Headphones sustained the company even as competition emerged, especially from Japan. In 1979, John Koss brought in a new president, James Dodson. Koss remained CEO but gave Dodson the freedom to make substantial changes.


Believing the headphone business to have matured, Dodson moved Koss into loudspeakers, challenged the Sony Walkman with the Koss Music Box, bought a company that made record and tape care products, and developed a digital radio.
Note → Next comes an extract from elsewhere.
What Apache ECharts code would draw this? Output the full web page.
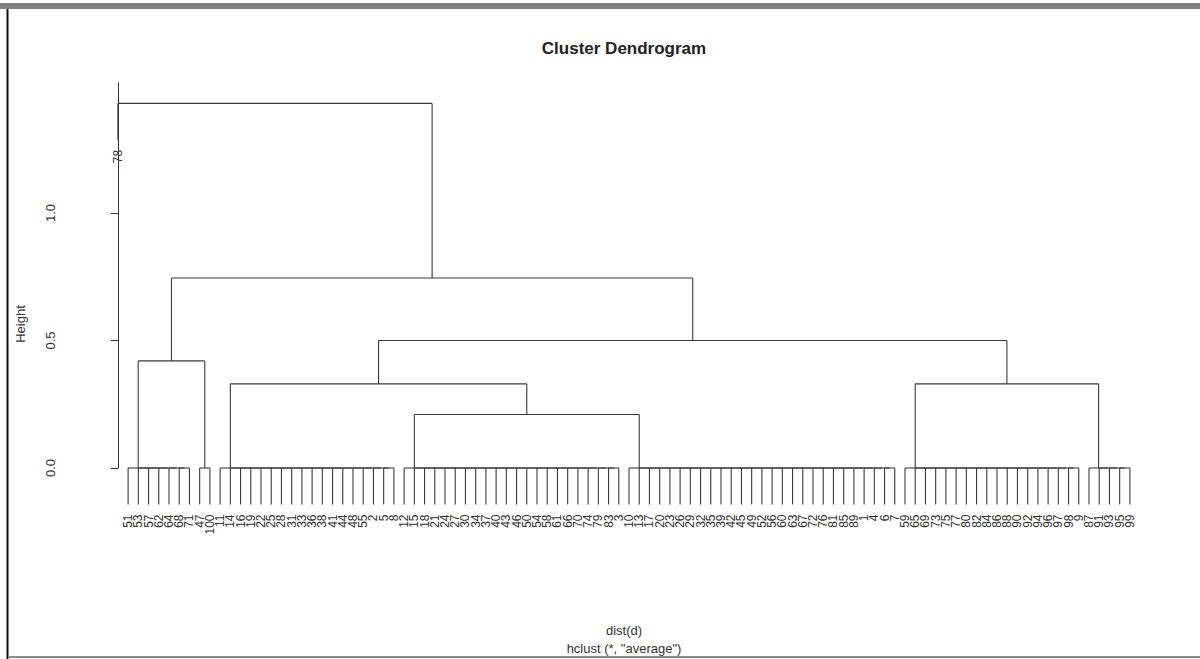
<!DOCTYPE html>
<html><head><meta charset="utf-8">
<script src="https://cdn.jsdelivr.net/npm/echarts@6/dist/echarts.min.js"></script>
<style>html,body{margin:0;padding:0;background:#fff}#c{width:1200px;height:659px}</style>
</head><body><div id="c"></div>
<script>
// Leaf labels in plotted order, grouped by the zero-height clusters
const singleLeaf = ["78"];
const clusterA = ["51","53","57","62","64","68","71"];
const clusterB = ["47","100"];
const clusterC = ["11","14","16","19","22","25","28","31","33","36","38","41","44","48","55","2","5","8"];
const clusterD = ["12","15","18","21","24","27","30","34","37","40","43","46","50","54","58","61","66","70","74","79","83","3"];
const clusterE = ["10","13","17","20","23","26","29","32","35","39","42","45","49","52","56","60","63","67","72","76","81","85","89","1","4","6","7"];
const clusterF = ["59","65","69","73","75","77","80","82","84","86","88","90","92","94","96","97","98","9"];
const clusterG = ["87","91","93","95","99"];
const leafGroups = [singleLeaf, clusterA, clusterB, clusterC, clusterD, clusterE, clusterF, clusterG];
// Upper merges (numbers = group index, "mK" = result of merge K) and their heights
const mergeLeft   = [1, 4, 3, 6, "m2", "m0", 0];
const mergeRight  = [2, 5, "m1", 7, "m3", "m4", "m5"];
const mergeHeight = [0.42, 0.21, 0.33, 0.33, 0.50, 0.745, 1.43];
const yTickValues = [0, 0.5, 1.0];

const FONT = '"Liberation Sans", Arial, sans-serif';
const hang = 0.1 * Math.max(...mergeHeight);
const segments = [];
const labelPts = [];
const groupNodes = [];
let idx = 0;
leafGroups.forEach(g => {
  const start = idx, n = g.length;
  if (n === 1) {
    groupNodes.push({x: start, leaf: true, label: g[0]});
  } else {
    let p = start + n - 1;
    for (let i = n - 2; i >= 0; i--) {
      segments.push([start + i, 0, p, 0]);
      p = (start + i + p) / 2;
    }
    g.forEach((lab, k) => {
      segments.push([start + k, 0, start + k, -hang]);
      labelPts.push([start + k, -hang, lab]);
    });
    groupNodes.push({x: p, h: 0});
  }
  idx += n;
});
const mergeNodes = [];
function getNode(ref) { return typeof ref === 'number' ? groupNodes[ref] : mergeNodes[+ref.slice(1)]; }
mergeHeight.forEach((h, k) => {
  const L = getNode(mergeLeft[k]), R = getNode(mergeRight[k]);
  segments.push([L.x, h, R.x, h]);
  [L, R].forEach(c => {
    const bottom = c.leaf ? h - hang : c.h;
    segments.push([c.x, h, c.x, bottom]);
    if (c.leaf) labelPts.push([c.x, bottom, c.label]);
  });
  mergeNodes.push({x: (L.x + R.x) / 2, h: h});
});

const chart = echarts.init(document.getElementById('c'), null, {renderer: 'svg'});
chart.setOption({
  backgroundColor: '#fff',
  animation: false,
  grid: {left: 77, right: 19, top: 83, bottom: 191, outerBoundsMode: 'none'},
  xAxis: {type: 'value', min: -4, max: 104, show: false},
  yAxis: {
    type: 'value', min: 0, max: 1.51, interval: 0.5,
    axisLine: {show: true, lineStyle: {color: '#333', width: 1}},
    axisTick: {show: true, length: 7, customValues: yTickValues, lineStyle: {color: '#333'}},
    axisLabel: {customValues: yTickValues, rotate: 90, margin: 20, fontSize: 13, color: '#333', fontFamily: FONT,
      formatter: v => (v > 1.2 ? '' : v.toFixed(1))},
    splitLine: {show: false}
  },
  series: [
    {
      type: 'custom', coordinateSystem: 'cartesian2d', clip: false, silent: true,
      encode: {x: [0, 2], y: [1, 3]},
      data: segments,
      renderItem: (params, api) => {
        const a = api.coord([api.value(0), api.value(1)]);
        const b = api.coord([api.value(2), api.value(3)]);
        return {type: 'line', shape: {x1: a[0], y1: a[1], x2: b[0], y2: b[1]},
          style: {stroke: '#3a3a3a', lineWidth: 1.1}};
      }
    },
    {
      type: 'custom', coordinateSystem: 'cartesian2d', clip: false, silent: true,
      encode: {x: 0, y: 1},
      data: labelPts,
      renderItem: (params, api) => {
        const p = api.coord([api.value(0), api.value(1)]);
        const lab = labelPts[params.dataIndex][2];
        return {type: 'text', x: p[0], y: p[1] + 10, rotation: Math.PI / 2,
          style: {text: lab, align: 'right', verticalAlign: 'middle', textAlign: 'right', textVerticalAlign: 'middle',
            fontSize: 12, fontFamily: FONT, fill: '#333'}};
      }
    }
  ],
  graphic: [
    {type: 'rect', shape: {x: 0, y: 3, width: 1200, height: 6}, style: {fill: '#808080'}},
    {type: 'line', shape: {x1: 7.5, y1: 9, x2: 7.5, y2: 659}, style: {stroke: '#111', lineWidth: 2}},
    {type: 'line', shape: {x1: 8, y1: 657, x2: 1200, y2: 657}, style: {stroke: '#8a8a8a', lineWidth: 2}},
    {type: 'text', x: 624, y: 48, style: {text: 'Cluster Dendrogram', font: 'bold 17px ' + FONT, fill: '#222',
      align: 'center', verticalAlign: 'middle', textAlign: 'center', textVerticalAlign: 'middle'}},
    {type: 'text', x: 20, y: 324, rotation: Math.PI / 2, style: {text: 'Height', font: '13px ' + FONT, fill: '#333',
      align: 'center', verticalAlign: 'middle', textAlign: 'center', textVerticalAlign: 'middle'}},
    {type: 'text', x: 624, y: 630, style: {text: 'dist(d)', font: '13px ' + FONT, fill: '#333',
      align: 'center', verticalAlign: 'middle', textAlign: 'center', textVerticalAlign: 'middle'}},
    {type: 'text', x: 624, y: 648, style: {text: 'hclust (*, "average")', font: '13px ' + FONT, fill: '#333',
      align: 'center', verticalAlign: 'middle', textAlign: 'center', textVerticalAlign: 'middle'}}
  ]
});
</script></body></html>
But the audio market contracted, causing sales of headphones to shrink, and manufacturing problems in Taiwan damaged hopes of success with the Music Box and the digital radio. By 1983, the company was losing money and its stock was faltering. Late the next year, after Dodson’s five-year contract ended, Koss filed for Chapter 11 bankruptcy protection.


Koss, whose net worth was tied entirely to the company, was broke.


“I felt awful,” Koss told Inc. magazine in 1988. “My board had agreed, my family had agreed, but I was the guy who had to sign the papers. I just walked around in a daze, angry at myself.”


A year later, Koss emerged from bankruptcy after taking measures like liquidating the Music Box and digital radio inventory, and selling the company that made record and tape care products. It refocused on headphones, and it has not changed its strategy since then.


The company overcame another hurdle when shareholders and the Securities and Exchange Commission sued it after it emerged that an executive had embezzled more than $30 million. The suits were settled in 2011.


Two years ago, Koss sued several of its competitors, including Apple and Bose, for infringing on its wireless headphone patents. The cases remain open.


In addition to his son Michael, Koss is survived by another son, John Jr.; his daughters, Debra Fulton, Linda Moore and Pamela Geimer; 15 grandchildren; 15 great-grandchildren; and his brother, G. Peter Koss. His wife, Nancy (Weeks) Koss, died in 2018.


Koss retired as chairman in 2015, but Michael Koss said the company used him as a “secret weapon” until 2016 because of his standing in the audio industry.


“If I took him to a trade show, people would bring their headphones for him to sign, especially if we were overseas,” he said. “People would line up to meet him.”